Bunun dahası vardır; eğer o Peygamber, bazı sözler uydurup bize isnat etmeğe kalkışsaydı, Elbette ki onu sağ tarafından yakalardık. Sonra O›ndan şah damarını keserdik. (Hakka: 69/44-46) Azîz ve Celîl Allah, “Âlemlere rahmet olarak gönderdiği” ve inse ve cinne peygamber olarak görevlendirdiği, seçip ve sevip değer yüklediği Hazreti Muhammed sallallahu aleyhi ve sellem’i böylesi bir abluka altına almasında nice mesaj yer almaktadır. Cenab-ı Hak, Hazreti Muhammed sallallahu aleyhi ve sellem’i bütün kullarına her alanda örnek yapmış, Onun her hali, insanlığa huzur kaynağı durumuna getirilmişken Ona bunca sorumluluk yüklemesi elbette sıradan bir icraat değildir. Tahammülü, zorun zorudur.
Rabbimiz Allah Teâlâ’nın Ona ilk gönderdiği vahyin verdiği bilgi ve mesajlar, akıllı insanın iç âlemini, en yüksek şiddette silkeleyecek dozdadır; Yaratan Rabbinin adıyla oku! O, insanı bir kan pıhtısından yarattı. Oku! Rabbin sonsuz kerem sahibidir. O kalemle yazmayı öğretendir. İnsana bilmediğini O öğretti. (Alak:96/1-5) Birkaç asırdır ümmetinin pek okuma taraftarı olmadığını düşündükçe Ona verilen “oku” emri muhteşem mesajlardan biridir. Medeniyetlerin temel taşlarındandır. Bilgilenmenin olmazsa olmazıdır. Atasözlerinden biri; “Okuyan dağları aşmış gidiyor, cahiller düz yolda şaşmış gidiyor”dur. Evet, müslümanlar bu dağlar kadar büyük mesajı idrak etme sıkıntısı yaşadıkları için Batı âlemi kültürel ve ekonomik kalkınma hamlelerine kalkıştığı zaman, İslam âleminde hiçbir değer ifade etmeyen tartışmalar başlatılmıştı. “Batı medeniyeti sayesinde kalkınacaklardı.” Bu iddia batıl idi.

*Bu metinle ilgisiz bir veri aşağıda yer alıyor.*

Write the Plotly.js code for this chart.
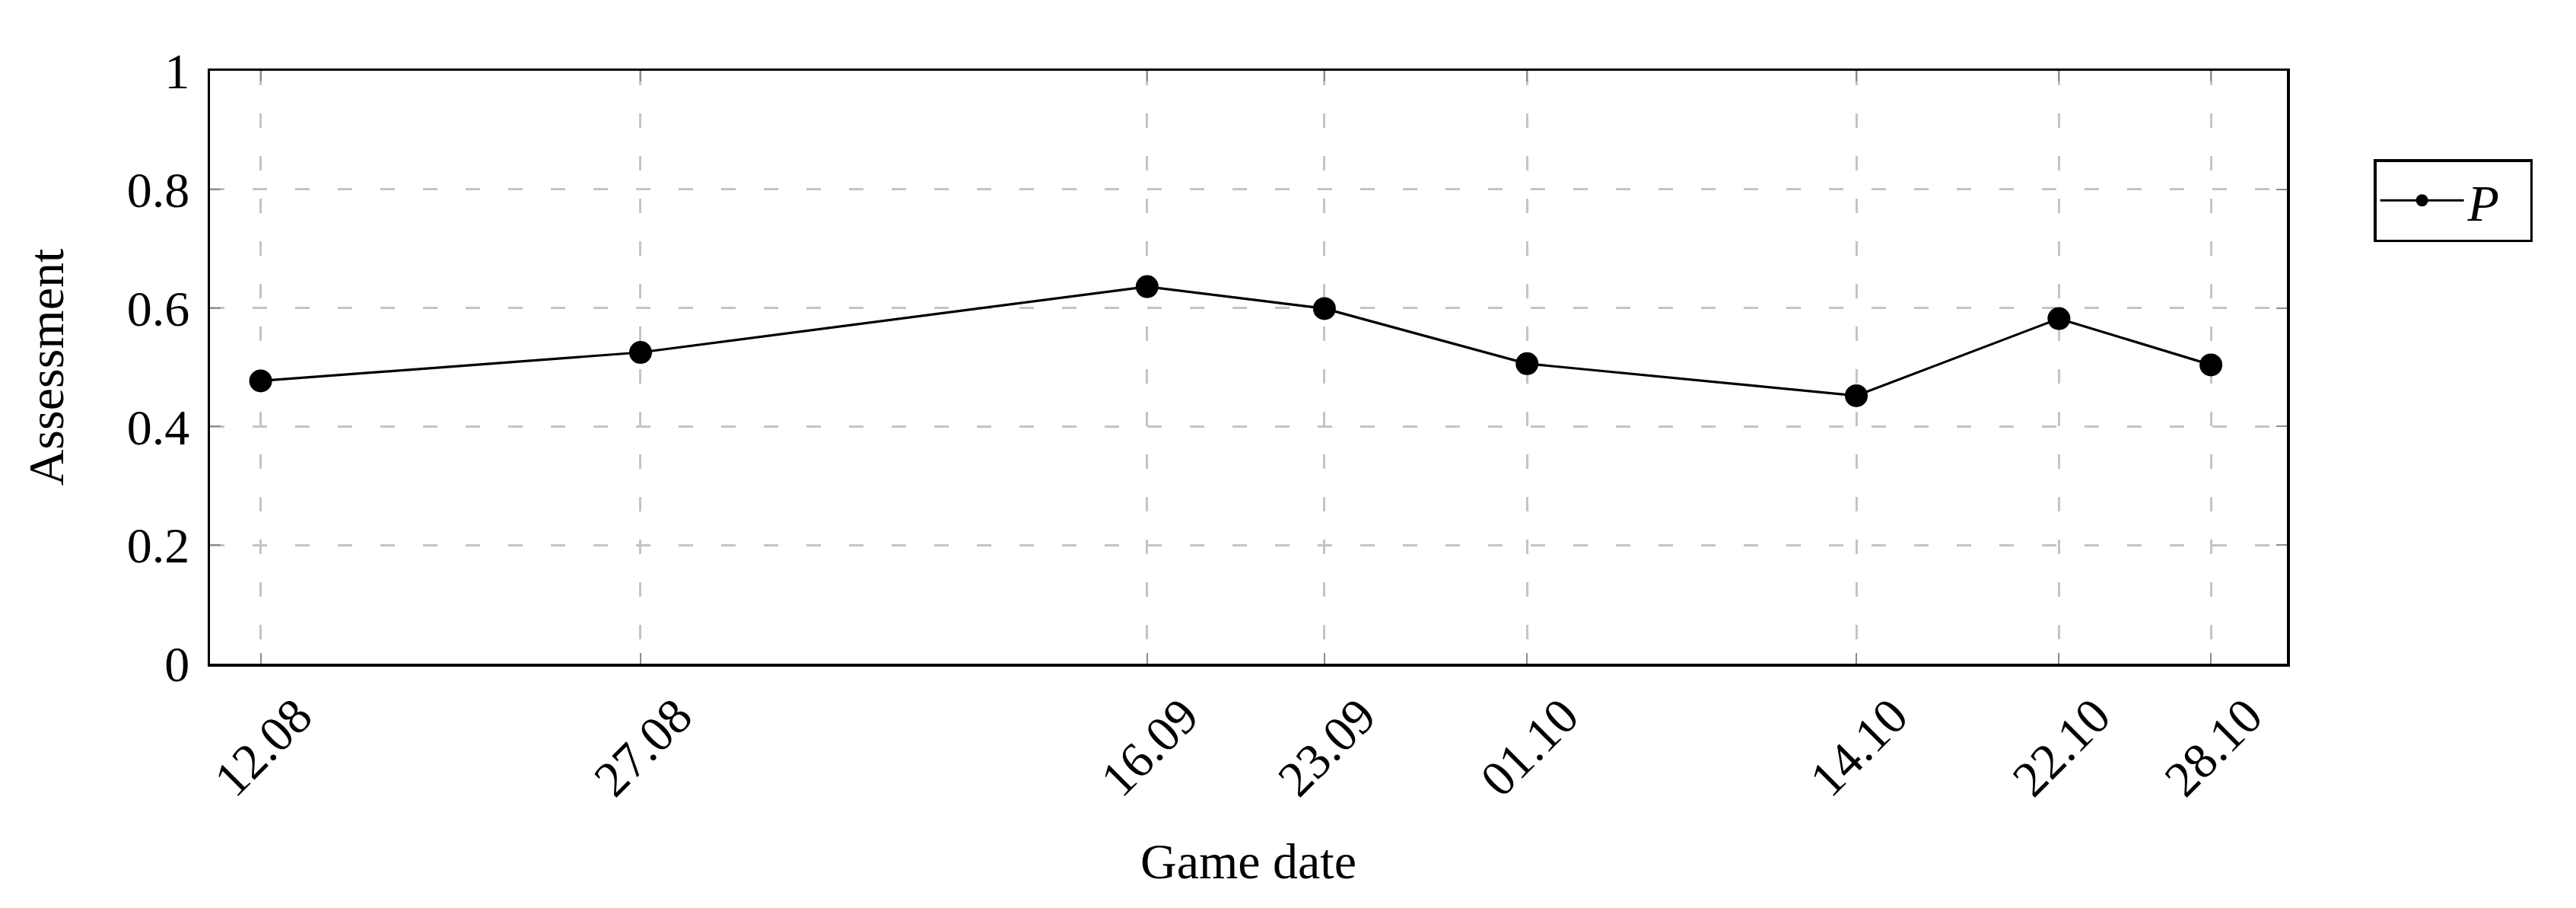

Çünkü peygamberlerin, sıddıkların, şehitlerin ve salihlerin tevhid medeniyeti kusurlu bir sistem değildir. Hazreti Muhammed sallallahu aleyhi ve sellem her alanı ilgilendiren bir hadisi şerifinde, “Kimin iki günü birbirine eşit olursa o hüsrandadır” buyurmaktadır. Efendimiz sallallahu aleyhi ve sellem Mekke’den Medine’ye hicret edince her alanda kalkınma planlarını yürürlüğe koydu. Bu kalkınma planları başında eğitim vardı. Ağaçlandırma harekâtı bile başlatmıştı. Şehir içi ağaçlandırmada daha çok meyveli ağaçlar ön planda idi. Şehir dışındaki ağaçlandırma genelde orman ağaçları idi. Kalkınma planlarından bir de savunma ve fetih planları vardı. Bunun için askerî alanlarda yoğun çalışmalar yapardı.
Her alanda “kendilerine nimet verilmiş olanların” yolu mükemmel bir sistemdir.
Bu mükemmel sistem, sistemlerin zirvesidir. Esselamu aleykum.